The Cleveland Cavaliers are quickly becoming the laughing stock of the NBA. Oh, pardon me, they already are the laughing stock of the NBA. Boasting the worst record in the league with a laughable 12 wins, the Cavs have managed to go from being playoff contenders with a potential title in their future to the D-League rejects in less than a year. During their forgettable 26-game losing streak, fans created viral websites like this one dedicated to mocking the struggling franchise.

The question is: what should be done? From a public relations standpoint, the team is flailing hopelessly. The citizens of Cleveland are still supporting their team, but many of them are diehard Cavs fans purely out of anger towards LeBron James. The franchise is surviving more on negative energy than on anything positive. It is time for one of two things: either a new image that does not rely on the backlash of LBJ’s decision, or relocation of the franchise.

So as not to make Cleveland a less desirable city, the Cavs would be best suited by the first of these two suggestions.

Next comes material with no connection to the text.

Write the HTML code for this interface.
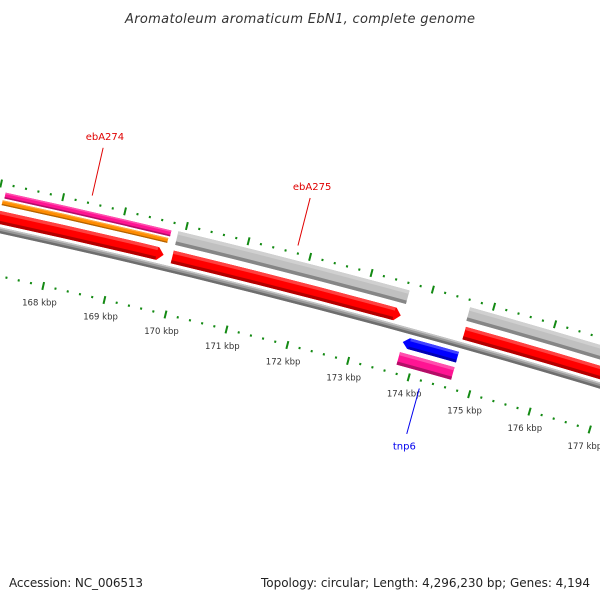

Let’s take a look at some past franchises that dealt with similar situations. When Shaquille O’Neal left LA, the publicity shifted to Kobe Bryant. When Carlos Boozer left Utah for the Bulls, the franchise moved its attention to Deron Williams. Instead of focusing on the negative effects of the trades, the teams chose to react positively and focus on themselves rather than the players that left them.

This is where the Cavaliers’ problem lies. Some may say that any press is better than no press—that is not the case. Negative press, which is what the Cavaliers have relied on since “the decision”, is slowly killing the team. The potential here for some positive, grassroots public relations is huge. The first step to rebranding the Cleveland Cavaliers is to ignore the LBJ situation. It happened a year ago—let go, Cleveland! By using PR to turn the negatives into positives, the team can recreate itself. Yes, LBJ left—it’s business. But look at everyone who stayed, and how they stuck together through the low points. That is where public relations for the Cavs should focus. By giving the franchise an identity as a whole, rather than individual units, Cleveland will be more of a family rather than a business franchise.